Interpretable Predictive Modeling of Tight Gas Well Productivity with SHAP and LIME Techniques

Abstract

Accurately predicting well productivity is crucial for optimizing gas production and maximizing recovery from tight gas reservoirs. Machine learning (ML) techniques have been applied to build predictive models for the well productivity, but their high complexity and low interpretability can hinder their practical application. This study proposes using interpretable ML solutions, SHapley Additive exPlanations (SHAP) and Local Interpretable Model-agnostic Explanations (LIME), to provide explicit explanations of the ML prediction model.

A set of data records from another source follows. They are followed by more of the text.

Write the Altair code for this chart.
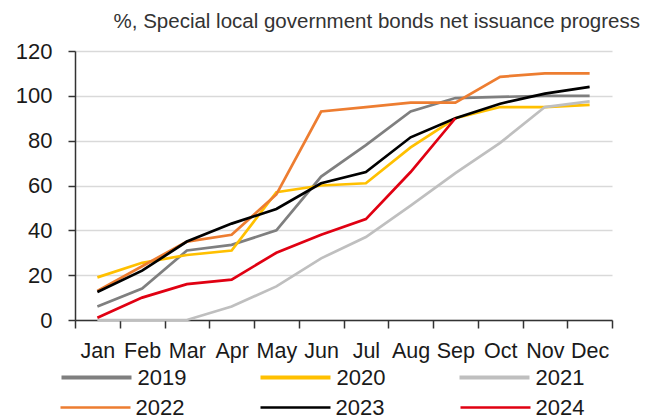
import altair as alt
import pandas as pd

FONT = "Liberation Sans"

months = ["Jan", "Feb", "Mar", "Apr", "May", "Jun", "Jul", "Aug", "Sep", "Oct", "Nov", "Dec"]
years = ["2019", "2020", "2021", "2022", "2023", "2024"]

s2019 = [6, 14, 31, 33.5, 40, 64, 78, 93, 99, 99.5, 100, 100]
s2020 = [19, 25.5, 29, 31, 57, 60, 61, 77, 90, 95, 95, 96]
s2021 = [0, 0, 0, 6, 15, 27.5, 37, 51, 65.5, 79, 95, 97.5]
s2022 = [13, 24, 35, 38, 56, 93, 95, 97, 97, 108.5, 110, 110]
s2023 = [12.5, 22, 35, 43, 49.5, 61, 66, 81.5, 90, 96.5, 101, 104]
s2024 = [1, 10, 16, 18, 30, 38, 45, 66, 90]

colors = ["#7f7f7f", "#ffc000", "#bfbfbf", "#ed7d31", "#000000", "#e00012"]

rows = []
for yr, vals in zip(years, [s2019, s2020, s2021, s2022, s2023, s2024]):
    for m, v in zip(months, vals):
        rows.append({"month": m, "year": yr, "value": v})
df = pd.DataFrame(rows)


def make_legend(y, stroke_w, col_pad):
    return alt.Legend(
        orient="none", legendX=-16, legendY=y, columns=3, direction="horizontal",
        title=None, symbolType="stroke", symbolSize=4900, clipHeight=26,
        symbolStrokeWidth=stroke_w, columnPadding=col_pad, labelFontSize=22,
        labelFont=FONT, labelOffset=3.5, labelColor="#1a1a1a", padding=0,
    )


x_enc = alt.X("month:N", sort=months, bandPosition=0.5,
              scale=alt.Scale(type="band", domain=months, paddingInner=0, paddingOuter=0),
              axis=alt.Axis(title=None, labelAngle=0, tickBand="extent", tickSize=8,
                            labelPadding=12, labelFontSize=21.5, labelFont=FONT,
                            labelColor="#1a1a1a", domainColor="#333333", tickColor="#333333",
                            domainWidth=1.5, tickWidth=1.5, grid=False))
y_enc = alt.Y("value:Q", scale=alt.Scale(domain=[0, 120], nice=False),
              axis=alt.Axis(title=None, values=[0, 20, 40, 60, 80, 100, 120], tickSize=7,
                            labelPadding=16, labelFontSize=22, labelFont=FONT,
                            labelColor="#1a1a1a", domainColor="#333333", tickColor="#333333",
                            domainWidth=1.5, tickWidth=1.5, gridColor="#d9d9d9", gridWidth=1.5))

first = years[:3]
second = years[3:]

lines_a = alt.Chart(df).transform_filter(
    alt.FieldOneOfPredicate(field="year", oneOf=first)
).mark_line(strokeWidth=2.7, strokeJoin="miter").encode(
    x=x_enc, y=y_enc,
    color=alt.Color("year:N", scale=alt.Scale(domain=first, range=colors[:3]),
                    legend=make_legend(313.5, 4.2, 71)),
)

lines_b = alt.Chart(df).transform_filter(
    alt.FieldOneOfPredicate(field="year", oneOf=second)
).mark_line(strokeWidth=2.7, strokeJoin="miter").encode(
    x=x_enc, y=y_enc,
    color=alt.Color("year:N", scale=alt.Scale(domain=second, range=colors[3:]),
                    legend=make_legend(343.5, 2.5, 74)),
    order=alt.Order("year:N"),
)

chart = alt.layer(lines_a, lines_b).resolve_scale(color="independent").resolve_legend(
    color="independent"
).properties(
    width=537, height=269,
    autosize=alt.AutoSizeParams(type="none"),
    padding={"left": 67, "top": 43, "right": 31, "bottom": 104},
    title=alt.TitleParams(
        text="%, Special local government bonds net issuance progress",
        anchor="end", frame="group", fontSize=20.5, font=FONT, fontWeight="normal",
        color="#333333", dx=28, offset=8,
    ),
).configure_view(stroke=None)

chart.save("out.html", embed_options={"renderer": "svg", "actions": False})
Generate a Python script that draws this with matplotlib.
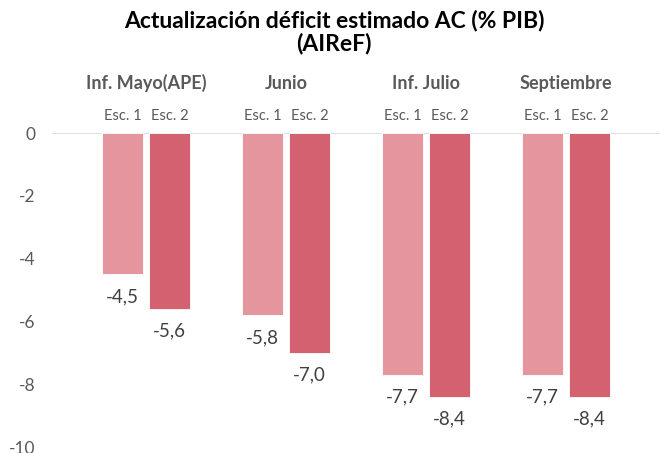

The study uses data from the Eastern Sulige tight gas field in the Ordos Basin, China, containing various geological and engineering factors. The results show that the gradient boosting decision tree model exhibits superior predictive performance compared to other ML models. The global interpretation using SHAP provides insights into the overall impact of these factors, while the local interpretation using SHAP and LIME offers individualized explanations of well productivity predictions. These results can facilitate improvements in well operations and field development planning, providing a better understanding of the underlying physical processes and supporting more informed and effective decision-making. Ultimately, this study demonstrates the potential of interpretable ML solutions to address the challenges of forecasting well productivity in tight gas reservoirs and enable more efficient and sustainable gas production.